- What needs to be done -
Print the entries below exactly as they appear, from the first line up to and including the line with "W, H = 691, 462". Do not print any pictures.

┌────────

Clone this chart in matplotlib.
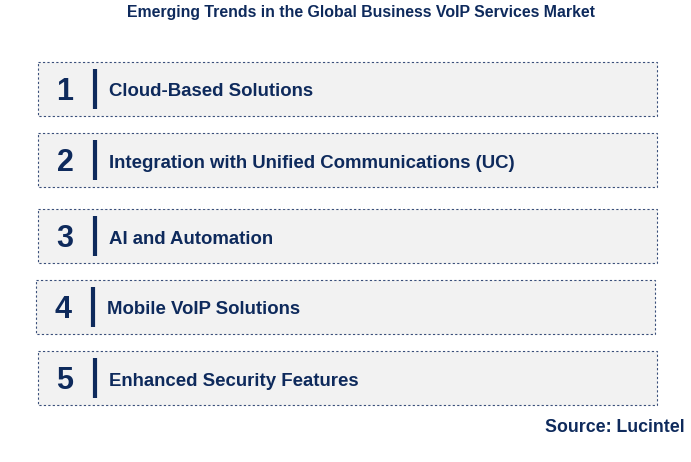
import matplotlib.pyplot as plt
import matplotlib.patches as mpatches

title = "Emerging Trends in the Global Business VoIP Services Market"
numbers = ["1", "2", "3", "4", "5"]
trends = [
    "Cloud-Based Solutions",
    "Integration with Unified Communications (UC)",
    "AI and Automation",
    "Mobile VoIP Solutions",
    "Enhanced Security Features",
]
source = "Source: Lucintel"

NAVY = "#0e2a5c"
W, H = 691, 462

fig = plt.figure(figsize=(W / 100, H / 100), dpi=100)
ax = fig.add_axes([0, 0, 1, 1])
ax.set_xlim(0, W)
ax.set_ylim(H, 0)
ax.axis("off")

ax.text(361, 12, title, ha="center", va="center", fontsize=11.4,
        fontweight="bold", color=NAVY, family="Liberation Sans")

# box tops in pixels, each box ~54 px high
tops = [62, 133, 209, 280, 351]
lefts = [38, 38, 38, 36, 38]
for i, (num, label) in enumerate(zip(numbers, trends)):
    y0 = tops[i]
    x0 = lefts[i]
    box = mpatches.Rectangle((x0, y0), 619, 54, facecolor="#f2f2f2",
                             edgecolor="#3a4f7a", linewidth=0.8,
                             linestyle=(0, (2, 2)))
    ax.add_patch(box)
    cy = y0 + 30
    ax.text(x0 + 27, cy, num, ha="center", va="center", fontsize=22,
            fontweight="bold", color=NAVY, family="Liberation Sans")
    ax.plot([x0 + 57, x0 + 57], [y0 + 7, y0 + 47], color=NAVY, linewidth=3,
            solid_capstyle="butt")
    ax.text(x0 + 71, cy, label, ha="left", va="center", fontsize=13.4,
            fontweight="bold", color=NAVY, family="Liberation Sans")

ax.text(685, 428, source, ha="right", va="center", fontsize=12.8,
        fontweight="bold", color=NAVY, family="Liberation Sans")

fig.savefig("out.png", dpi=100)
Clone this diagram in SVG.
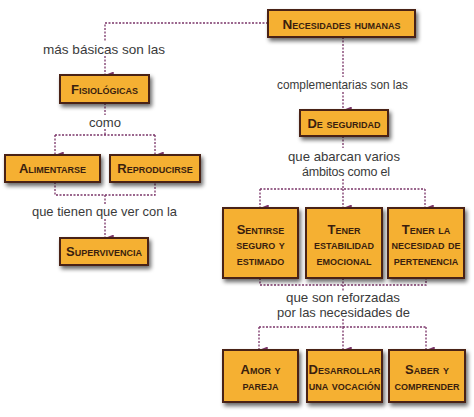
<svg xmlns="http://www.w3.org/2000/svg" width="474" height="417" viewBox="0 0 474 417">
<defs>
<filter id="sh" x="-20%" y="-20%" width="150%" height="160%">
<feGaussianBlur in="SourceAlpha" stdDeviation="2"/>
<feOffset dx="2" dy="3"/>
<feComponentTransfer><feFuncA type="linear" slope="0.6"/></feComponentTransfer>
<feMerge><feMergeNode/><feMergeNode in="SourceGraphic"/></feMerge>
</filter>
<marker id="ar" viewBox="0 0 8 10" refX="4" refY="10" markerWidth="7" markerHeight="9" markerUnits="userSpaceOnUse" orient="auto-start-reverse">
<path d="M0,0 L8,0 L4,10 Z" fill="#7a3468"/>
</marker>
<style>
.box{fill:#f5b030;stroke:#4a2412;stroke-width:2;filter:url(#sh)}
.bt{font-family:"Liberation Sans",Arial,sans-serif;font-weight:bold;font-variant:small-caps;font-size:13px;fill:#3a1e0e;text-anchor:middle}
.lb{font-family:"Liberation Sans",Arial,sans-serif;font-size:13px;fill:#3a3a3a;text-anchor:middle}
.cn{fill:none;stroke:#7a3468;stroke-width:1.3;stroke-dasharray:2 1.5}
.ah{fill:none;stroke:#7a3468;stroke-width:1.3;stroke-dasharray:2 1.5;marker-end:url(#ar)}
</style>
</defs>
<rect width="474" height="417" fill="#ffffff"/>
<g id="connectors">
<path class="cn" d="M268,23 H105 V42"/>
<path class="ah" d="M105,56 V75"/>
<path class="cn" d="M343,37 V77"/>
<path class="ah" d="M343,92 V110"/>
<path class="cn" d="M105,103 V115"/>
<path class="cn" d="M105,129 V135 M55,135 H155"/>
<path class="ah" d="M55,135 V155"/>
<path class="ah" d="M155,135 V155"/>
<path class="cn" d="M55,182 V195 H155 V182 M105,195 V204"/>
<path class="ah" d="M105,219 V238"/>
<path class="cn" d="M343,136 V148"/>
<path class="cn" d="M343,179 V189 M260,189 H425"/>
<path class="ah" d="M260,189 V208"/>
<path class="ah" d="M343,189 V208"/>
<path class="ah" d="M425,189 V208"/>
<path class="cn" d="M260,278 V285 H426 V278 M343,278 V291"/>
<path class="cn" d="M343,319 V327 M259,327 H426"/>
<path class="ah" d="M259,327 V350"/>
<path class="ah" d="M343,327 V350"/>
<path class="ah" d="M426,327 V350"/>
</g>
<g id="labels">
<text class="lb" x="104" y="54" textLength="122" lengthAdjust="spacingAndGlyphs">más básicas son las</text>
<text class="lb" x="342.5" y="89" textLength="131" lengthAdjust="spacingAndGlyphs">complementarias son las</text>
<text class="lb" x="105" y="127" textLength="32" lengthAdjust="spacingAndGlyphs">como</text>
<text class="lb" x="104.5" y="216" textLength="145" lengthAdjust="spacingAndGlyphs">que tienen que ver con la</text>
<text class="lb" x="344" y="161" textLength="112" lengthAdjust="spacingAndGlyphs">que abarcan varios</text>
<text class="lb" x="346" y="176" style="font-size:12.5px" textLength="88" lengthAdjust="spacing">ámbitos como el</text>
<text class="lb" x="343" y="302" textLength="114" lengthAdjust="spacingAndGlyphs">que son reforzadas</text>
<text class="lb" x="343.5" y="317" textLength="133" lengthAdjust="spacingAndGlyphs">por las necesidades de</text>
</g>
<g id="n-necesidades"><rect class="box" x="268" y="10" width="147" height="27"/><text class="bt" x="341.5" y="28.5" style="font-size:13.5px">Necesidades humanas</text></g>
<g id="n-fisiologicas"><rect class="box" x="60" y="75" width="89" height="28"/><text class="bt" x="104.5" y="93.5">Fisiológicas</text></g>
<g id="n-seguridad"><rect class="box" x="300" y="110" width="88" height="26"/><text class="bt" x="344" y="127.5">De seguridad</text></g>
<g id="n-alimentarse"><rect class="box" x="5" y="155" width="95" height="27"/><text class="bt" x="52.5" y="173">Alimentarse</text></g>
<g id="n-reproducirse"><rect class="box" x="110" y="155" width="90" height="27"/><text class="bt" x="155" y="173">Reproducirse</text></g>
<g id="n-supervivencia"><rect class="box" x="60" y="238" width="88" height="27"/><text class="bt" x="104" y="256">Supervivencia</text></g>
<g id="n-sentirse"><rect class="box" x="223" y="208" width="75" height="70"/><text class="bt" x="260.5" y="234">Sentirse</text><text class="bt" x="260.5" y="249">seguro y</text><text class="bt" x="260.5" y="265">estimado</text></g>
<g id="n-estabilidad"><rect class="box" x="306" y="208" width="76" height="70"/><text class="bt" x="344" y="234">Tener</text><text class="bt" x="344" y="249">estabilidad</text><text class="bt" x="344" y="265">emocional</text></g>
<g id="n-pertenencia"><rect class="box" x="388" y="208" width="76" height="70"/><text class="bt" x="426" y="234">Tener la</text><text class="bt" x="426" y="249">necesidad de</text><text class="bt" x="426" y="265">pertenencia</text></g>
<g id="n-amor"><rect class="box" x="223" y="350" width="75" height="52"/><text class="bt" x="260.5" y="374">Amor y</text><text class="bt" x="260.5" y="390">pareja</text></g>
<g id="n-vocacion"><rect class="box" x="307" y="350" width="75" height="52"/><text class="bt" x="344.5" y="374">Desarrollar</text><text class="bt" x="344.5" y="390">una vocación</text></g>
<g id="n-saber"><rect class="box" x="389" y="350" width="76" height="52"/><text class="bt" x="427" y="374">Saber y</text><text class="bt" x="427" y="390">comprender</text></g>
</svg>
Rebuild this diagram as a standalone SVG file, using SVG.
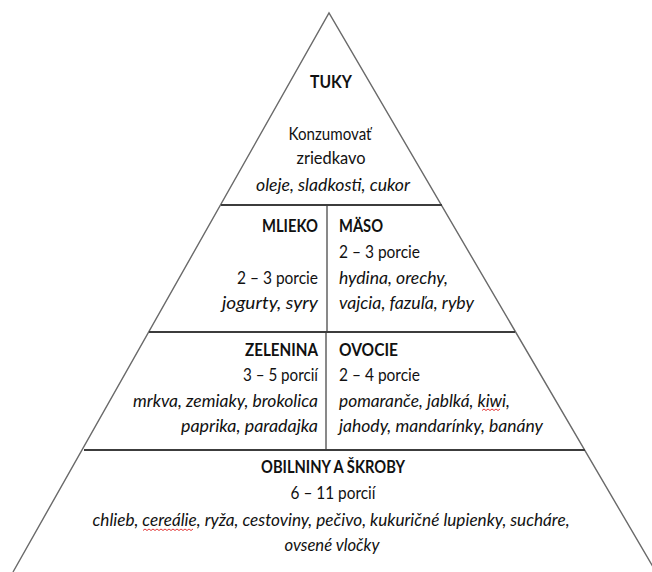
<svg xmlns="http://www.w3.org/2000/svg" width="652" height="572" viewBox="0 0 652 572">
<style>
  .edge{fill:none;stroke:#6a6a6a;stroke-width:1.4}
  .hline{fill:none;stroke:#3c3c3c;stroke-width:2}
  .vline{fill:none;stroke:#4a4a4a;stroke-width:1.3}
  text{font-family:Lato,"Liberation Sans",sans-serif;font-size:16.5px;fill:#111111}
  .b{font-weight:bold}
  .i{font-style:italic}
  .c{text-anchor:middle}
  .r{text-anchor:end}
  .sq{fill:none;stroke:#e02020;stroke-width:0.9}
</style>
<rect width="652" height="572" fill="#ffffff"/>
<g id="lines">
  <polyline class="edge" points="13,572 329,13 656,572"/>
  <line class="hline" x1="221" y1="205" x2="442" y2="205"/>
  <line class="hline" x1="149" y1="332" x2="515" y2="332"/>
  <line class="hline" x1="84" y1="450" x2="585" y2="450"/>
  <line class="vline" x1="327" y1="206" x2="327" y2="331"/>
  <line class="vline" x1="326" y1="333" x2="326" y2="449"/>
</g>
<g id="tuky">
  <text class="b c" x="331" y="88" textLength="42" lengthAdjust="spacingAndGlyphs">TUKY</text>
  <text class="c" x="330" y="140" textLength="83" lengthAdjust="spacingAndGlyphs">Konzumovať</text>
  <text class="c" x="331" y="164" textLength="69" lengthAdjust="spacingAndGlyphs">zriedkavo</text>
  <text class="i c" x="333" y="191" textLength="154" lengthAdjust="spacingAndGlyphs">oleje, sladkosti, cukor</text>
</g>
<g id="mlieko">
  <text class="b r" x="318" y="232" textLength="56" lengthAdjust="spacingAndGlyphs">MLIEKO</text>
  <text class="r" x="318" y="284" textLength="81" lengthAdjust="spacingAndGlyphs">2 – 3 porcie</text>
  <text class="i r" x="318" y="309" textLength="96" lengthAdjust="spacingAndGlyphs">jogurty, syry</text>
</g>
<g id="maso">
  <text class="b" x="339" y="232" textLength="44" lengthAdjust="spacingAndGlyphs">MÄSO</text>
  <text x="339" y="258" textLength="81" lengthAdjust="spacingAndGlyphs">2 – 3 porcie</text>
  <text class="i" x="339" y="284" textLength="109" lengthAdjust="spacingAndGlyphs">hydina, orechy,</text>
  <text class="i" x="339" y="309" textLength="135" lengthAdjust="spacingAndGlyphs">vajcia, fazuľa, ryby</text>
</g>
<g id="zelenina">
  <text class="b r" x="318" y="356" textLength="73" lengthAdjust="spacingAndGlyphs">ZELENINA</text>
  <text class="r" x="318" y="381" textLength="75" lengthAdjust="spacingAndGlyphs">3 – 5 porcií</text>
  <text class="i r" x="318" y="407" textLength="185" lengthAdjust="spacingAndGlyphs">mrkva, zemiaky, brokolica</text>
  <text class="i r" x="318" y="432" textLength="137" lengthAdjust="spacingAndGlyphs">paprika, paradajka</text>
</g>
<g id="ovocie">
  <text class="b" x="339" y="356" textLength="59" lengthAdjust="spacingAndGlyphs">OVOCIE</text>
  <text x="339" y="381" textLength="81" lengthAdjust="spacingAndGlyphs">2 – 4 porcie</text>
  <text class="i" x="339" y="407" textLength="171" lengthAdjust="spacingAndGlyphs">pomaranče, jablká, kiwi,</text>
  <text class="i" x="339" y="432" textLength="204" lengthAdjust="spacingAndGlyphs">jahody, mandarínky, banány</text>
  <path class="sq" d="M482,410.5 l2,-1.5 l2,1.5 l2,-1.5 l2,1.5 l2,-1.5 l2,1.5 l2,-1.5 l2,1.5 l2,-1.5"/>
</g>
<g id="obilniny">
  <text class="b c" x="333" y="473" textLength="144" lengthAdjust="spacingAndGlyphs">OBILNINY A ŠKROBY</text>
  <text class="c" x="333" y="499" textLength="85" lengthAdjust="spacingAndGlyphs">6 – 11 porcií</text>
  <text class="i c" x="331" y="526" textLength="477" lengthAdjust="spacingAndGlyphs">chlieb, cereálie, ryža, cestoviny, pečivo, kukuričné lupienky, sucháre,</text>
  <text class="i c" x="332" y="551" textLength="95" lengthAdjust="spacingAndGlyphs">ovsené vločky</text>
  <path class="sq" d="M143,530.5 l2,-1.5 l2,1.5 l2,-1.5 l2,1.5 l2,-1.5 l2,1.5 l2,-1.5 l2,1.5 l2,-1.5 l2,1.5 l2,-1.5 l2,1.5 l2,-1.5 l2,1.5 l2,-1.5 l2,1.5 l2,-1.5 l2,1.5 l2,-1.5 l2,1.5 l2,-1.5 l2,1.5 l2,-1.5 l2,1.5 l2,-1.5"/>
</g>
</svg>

└────────

- In response -
Clone this chart in matplotlib.
import matplotlib.pyplot as plt
import matplotlib.patches as mpatches

title = "Emerging Trends in the Global Business VoIP Services Market"
numbers = ["1", "2", "3", "4", "5"]
trends = [
    "Cloud-Based Solutions",
    "Integration with Unified Communications (UC)",
    "AI and Automation",
    "Mobile VoIP Solutions",
    "Enhanced Security Features",
]
source = "Source: Lucintel"

NAVY = "#0e2a5c"
W, H = 691, 462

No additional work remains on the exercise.